Boston Globe, September 8, 2012

“We believe that we are completely, straightforwardly a jazz band,” says bassist Matthew “Moppa” Elliott. “With no qualifications at all.”

Why is this a question? Well, listen to any of the four studio albums by Elliott’s genius group with the oddball name Mostly Other People Do the Killing, or witness its kinetic, eccentric stage show, and you’ll understand why, in the nine years this New York quartet has plied its craft, queries have arisen.

Are they mad archivists, omnivorous consumers of riffs from swing, bebop, avant-garde, 1980s funk, classic rock, smooth jazz, and more, with a propensity to regurgitate these contents at unexpected moments and in strange ways?

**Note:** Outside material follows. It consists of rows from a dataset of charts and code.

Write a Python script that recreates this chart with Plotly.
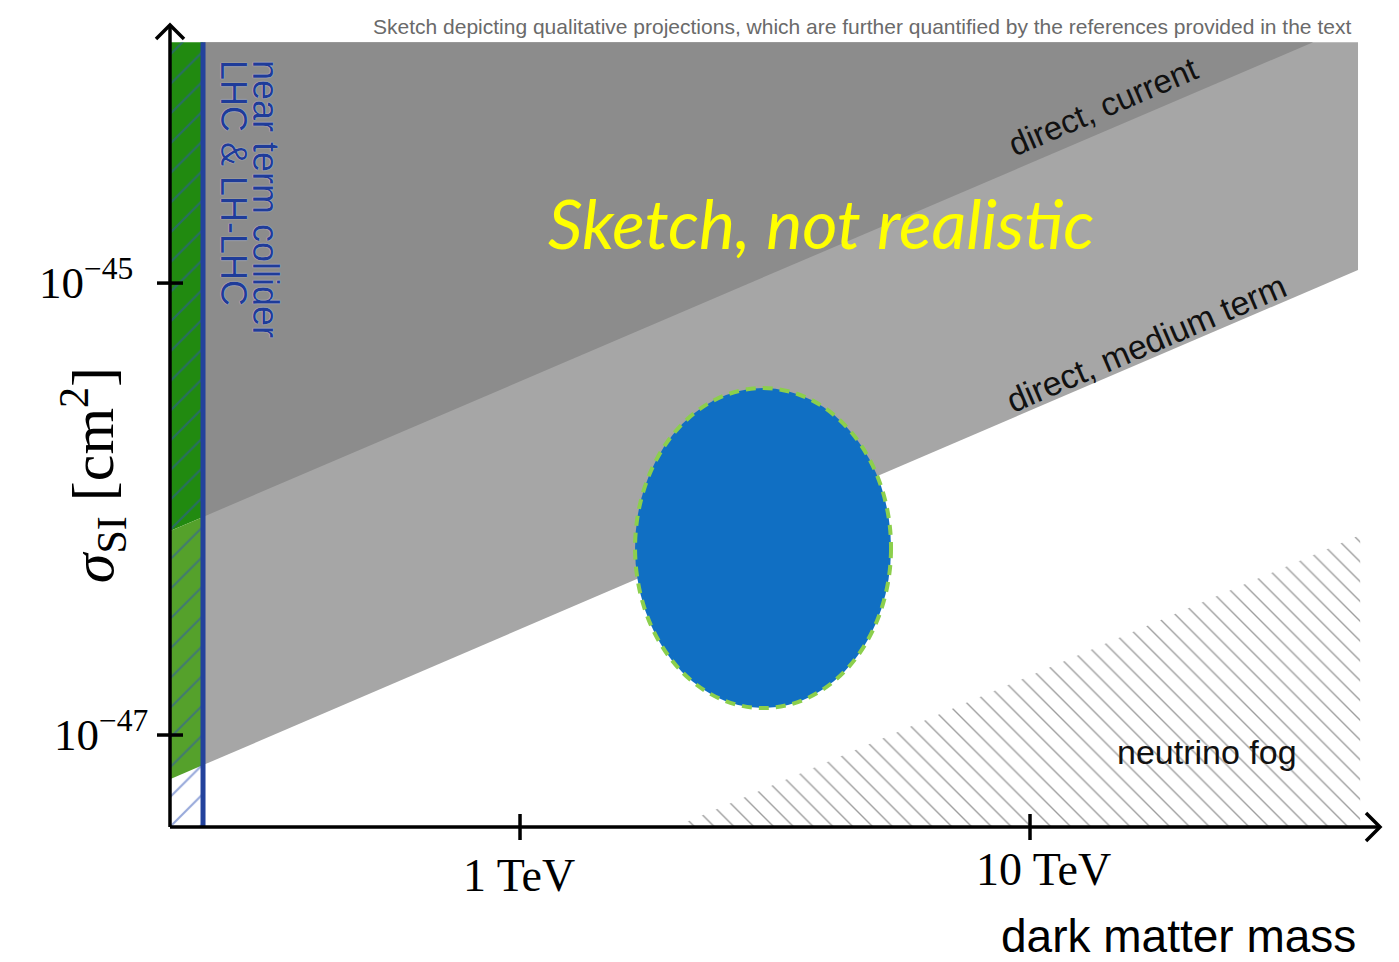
import math
import plotly.graph_objects as go

# ---- axis extents ----
mass_lim = [0.2059, 48.56]           # dark matter mass, TeV
sigma_lim = [3.917e-48, 1.387e-44]   # sigma_SI, cm^2

# ---- sketched regions ----
sigma_top = 1.164e-44                # upper edge of the shaded regions
collider_mass = 0.239                # near-term collider reach, TeV

current_mass = [0.2059, 0.239, 35.9]
current_sigma = [7.99e-47, 9.23e-47, 1.164e-44]

medium_mass = [0.2059, 0.239, 43.97]
medium_sigma = [6.37e-48, 7.36e-48, 1.143e-45]

fog_mass = [2.01, 44.4, 44.4]
fog_sigma = [3.917e-48, 7.67e-47, 3.917e-48]

blob_mass = [1.681, 5.339]
blob_sigma = [1.316e-47, 3.43e-46]

x_tick_vals = [1, 10]
x_tick_text = ["1 TeV", "10 TeV"]
y_tick_vals = [1e-45, 1e-47]
y_tick_text = ["10<sup>\u221245</sup>", "10<sup>\u221247</sup>"]

collider_lines = ["near term collider", "LHC & LH-LHC"]

SERIF = "Liberation Serif, Times New Roman, serif"
SANS = "Liberation Sans, Arial, sans-serif"

lg = math.log10

fig = go.Figure()

def region(xs, ys, color, **kw):
    fig.add_trace(go.Scatter(
        x=xs, y=ys, mode="lines", fill="toself", fillcolor=color,
        line=dict(width=0), hoverinfo="skip", showlegend=False, **kw))

# direct detection, medium term reach
region([collider_mass, medium_mass[2], medium_mass[2], collider_mass],
       [sigma_top, sigma_top, medium_sigma[2], medium_sigma[1]], "#a6a6a6")
# direct detection, current limit
region([collider_mass, current_mass[2], collider_mass],
       [sigma_top, sigma_top, current_sigma[1]], "#8c8c8c")
# neutrino fog
fig.add_trace(go.Scatter(
    x=fog_mass, y=fog_sigma, mode="lines", fill="toself",
    fillcolor="rgba(255,255,255,0)", line=dict(width=0),
    fillpattern=dict(shape="\\", fgcolor="#333333", fgopacity=0.48,
                     bgcolor="rgba(255,255,255,0)", size=14, solidity=0.1),
    hoverinfo="skip", showlegend=False))
# collider band, split by the direct-detection boundaries
band_x = [mass_lim[0], collider_mass, collider_mass, mass_lim[0]]
region(band_x, [sigma_top, sigma_top, current_sigma[1], current_sigma[0]], "#218a10")
region(band_x, [current_sigma[0], current_sigma[1], medium_sigma[1], medium_sigma[0]], "#55a12b")
fig.add_trace(go.Scatter(
    x=band_x, y=[sigma_lim[0], sigma_lim[0], sigma_top, sigma_top],
    mode="lines", fill="toself", fillcolor="rgba(0,0,0,0)", line=dict(width=0),
    fillpattern=dict(shape="/", fgcolor="#3052b5", bgcolor="rgba(0,0,0,0)",
                     size=21, solidity=0.1),
    hoverinfo="skip", showlegend=False))
# collider reach line
fig.add_trace(go.Scatter(
    x=[collider_mass, collider_mass], y=[sigma_lim[0], sigma_top],
    mode="lines", line=dict(color="#23429c", width=5),
    hoverinfo="skip", showlegend=False))

shapes = []
# signal region
shapes.append(dict(type="circle", xref="x", yref="y",
                   x0=blob_mass[0], x1=blob_mass[1],
                   y0=blob_sigma[0], y1=blob_sigma[1],
                   fillcolor="#106fc3",
                   line=dict(color="#8ccf4c", width=4, dash="10px,7px")))
# axis lines with open arrow heads
axis_line = dict(color="black", width=3.5)
shapes.append(dict(type="line", xref="paper", yref="paper",
                   x0=0, x1=1, y0=0, y1=0, line=axis_line))
shapes.append(dict(type="line", xref="paper", yref="paper",
                   x0=0, x1=0, y0=0, y1=1, line=axis_line))
shapes.append(dict(type="path", xref="paper", yref="paper",
                   xsizemode="pixel", ysizemode="pixel", xanchor=1, yanchor=0,
                   path="M -14 14 L 0 0 L -14 -14", line=axis_line))
shapes.append(dict(type="path", xref="paper", yref="paper",
                   xsizemode="pixel", ysizemode="pixel", xanchor=0, yanchor=1,
                   path="M -14 -14 L 0 0 L 14 -14", line=axis_line))
# crossing ticks
for v in x_tick_vals:
    shapes.append(dict(type="line", xref="x", yref="paper",
                       ysizemode="pixel", yanchor=0,
                       x0=v, x1=v, y0=-13, y1=13, line=axis_line))
for v in y_tick_vals:
    shapes.append(dict(type="line", xref="paper", yref="y",
                       xsizemode="pixel", xanchor=0,
                       x0=-13, x1=13, y0=v, y1=v, line=axis_line))

ann = []
for v, t, dx, dy in zip(x_tick_vals, x_tick_text, [-1, 13], [-21, -15]):
    ann.append(dict(x=lg(v), xref="x", y=0, yref="paper", text=t,
                    xanchor="center", yanchor="top", xshift=dx, yshift=dy,
                    showarrow=False, font=dict(family=SERIF, size=46, color="black")))
for v, t, dx in zip(y_tick_vals, y_tick_text, [-35, -20]):
    ann.append(dict(x=0, xref="paper", y=lg(v), yref="y", text=t,
                    xanchor="right", yanchor="middle", xshift=dx, yshift=4,
                    showarrow=False, font=dict(family=SERIF, size=45, color="black")))
ann.append(dict(x=0, xref="paper", y=-45.85, yref="y", xshift=-77,
                text="<i>\u03c3</i><sub>SI</sub> [cm<sup>2</sup>]", textangle=-90,
                xanchor="center", yanchor="middle", showarrow=False,
                font=dict(family=SERIF, size=60, color="black")))
ann.append(dict(x=1, xref="paper", y=0, yref="paper", xshift=-22, yshift=-81,
                text="dark matter mass", xanchor="right", yanchor="top",
                showarrow=False, font=dict(family=SANS, size=46, color="black")))
ann.append(dict(x=1, xref="paper", y=1, yref="paper", xshift=-27, yshift=-1,
                text="Sketch depicting qualitative projections, which are further "
                     "quantified by the references provided in the text",
                xanchor="right", yanchor="middle", showarrow=False,
                font=dict(family=SANS, size=21, color="#6a6a6a")))
ann.append(dict(x=lg(3.89), y=-44.73, text="Sketch, not realistic",
                showarrow=False, xanchor="center", yanchor="middle",
                font=dict(family="Lato, Open Sans, sans-serif", size=68,
                          color="#ffff00", style="italic")))
ann.append(dict(x=lg(13.9), y=-44.217, text="direct, current", textangle=-23.2,
                showarrow=False, xanchor="center", yanchor="middle",
                font=dict(family=SANS, size=33, color="#111111")))
ann.append(dict(x=lg(16.9), y=-45.265, text="direct, medium term", textangle=-23.2,
                showarrow=False, xanchor="center", yanchor="middle",
                font=dict(family=SANS, size=34, color="#111111")))
ann.append(dict(x=lg(22.2), y=-47.075, text="neutrino fog",
                showarrow=False, xanchor="center", yanchor="middle",
                font=dict(family=SANS, size=34, color="#111111")))
# collider label, one rotated line per annotation
for t, m in zip(collider_lines, [0.3177, 0.2749]):
    ann.append(dict(x=lg(m), y=-44.004, text=t, textangle=90,
                    showarrow=False, xanchor="center", yanchor="top",
                    font=dict(family=SANS, size=36, color="#1f3c99",
                              shadow="0px 0px 1px white")))

fig.update_layout(
    width=1399, height=962,
    margin=dict(l=170, r=19, t=25, b=135),
    paper_bgcolor="white", plot_bgcolor="white",
    showlegend=False, hovermode=False,
    xaxis=dict(type="log", range=[lg(mass_lim[0]), lg(mass_lim[1])],
               showgrid=False, zeroline=False, showline=False,
               showticklabels=False, ticks=""),
    yaxis=dict(type="log", range=[lg(sigma_lim[0]), lg(sigma_lim[1])],
               showgrid=False, zeroline=False, showline=False,
               showticklabels=False, ticks=""),
    shapes=shapes, annotations=ann,
)

fig.write_html("out.html")
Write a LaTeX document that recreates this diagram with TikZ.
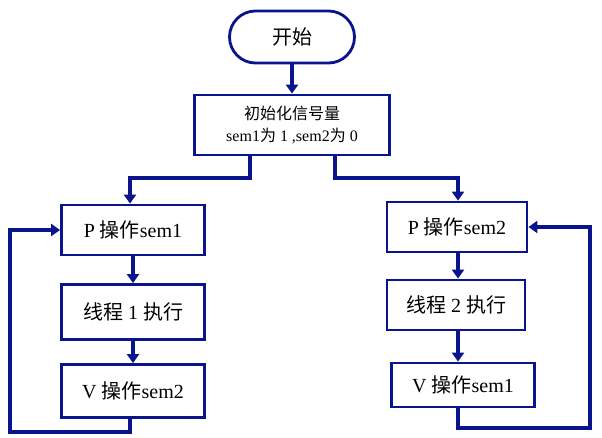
\documentclass[tikz,border=0pt]{standalone}
\usepackage{fontspec}
\setmainfont{Liberation Serif}
\newfontfamily\cjk{Noto Sans CJK SC}
\usetikzlibrary{arrows.meta}
\definecolor{ln}{RGB}{10,20,140}
\tikzset{box/.style={draw=ln,line width=2.8pt,fill=white,inner sep=0pt,font=\fontsize{20}{24}\selectfont},
 con/.style={draw=ln,line width=3.5pt,-{Triangle[length=9pt,width=12pt]}}}
\begin{document}
\begin{tikzpicture}[x=1pt,y=-1pt]
\useasboundingbox (0,0) rectangle (602,438);
\node[box,rounded corners=26pt,minimum width=125pt,minimum height=52pt] (s) at (292,37) {\cjk 开始};
\node[box,minimum width=195pt,minimum height=60pt,align=center,font=\fontsize{16}{22}\selectfont] (i) at (292,125) {{\cjk 初始化信号量}\\sem1{\cjk 为} 1 ,sem2{\cjk 为} 0};
\node[box,minimum width=143pt,minimum height=50pt] (p1) at (133,230) {P {\cjk 操作}sem1};
\node[box,minimum width=143pt,minimum height=55pt] (t1) at (133,312) {{\cjk 线程} 1 {\cjk 执行}};
\node[box,minimum width=143pt,minimum height=53pt] (v1) at (133,391) {V {\cjk 操作}sem2};
\node[box,minimum width=140pt,minimum height=50pt] (p2) at (457,227) {P {\cjk 操作}sem2};
\node[box,minimum width=138pt,minimum height=50pt] (t2) at (456,305) {{\cjk 线程} 2 {\cjk 执行}};
\node[box,minimum width=143pt,minimum height=44pt] (v2) at (463,385) {V {\cjk 操作}sem1};
\coordinate (a1) at (130,432); \coordinate (a2) at (10,432);
\coordinate (b1) at (458,428); \coordinate (b2) at (590,428);
\draw[con] (s) -- (i);
\draw[con] (i.south -| 250,0) |- (130,178) -- (p1.north -| 130,0);
\draw[con] (i.south -| 335,0) |- (458,178) -- (p2.north -| 458,0);
\draw[con] (p1) -- (t1); \draw[con] (t1) -- (v1);
\draw[con] (p2.south -| 458,0) -- (t2.north -| 458,0);
\draw[con] (t2.south -| 458,0) -- (v2.north -| 458,0);
\draw[con] (v1.south -| a1) -- (a1) -- (a2) |- (p1.west);
\draw[con] (v2.south -| b1) -- (b1) -- (b2) |- (p2.east);
\end{tikzpicture}
\end{document}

Are they attention-deficit virtuosos of the avant-garde who get their kicks from the honks, squawks, or drones that ensue when, for example, trumpeter Peter Evans and saxophonist Jon Irabagon depart on a digressive duet that feels like two bulls with horns interlocked in struggle?

Are they jesters who send up the canon with tricks like drummer Kevin Shea’s solos, which might find him dismantling the drum set, crawling on the floor, or staging an impromptu puppet show? And what’s with the song titles, nearly all of which refer to obscure, oddly named towns in Pennsylvania?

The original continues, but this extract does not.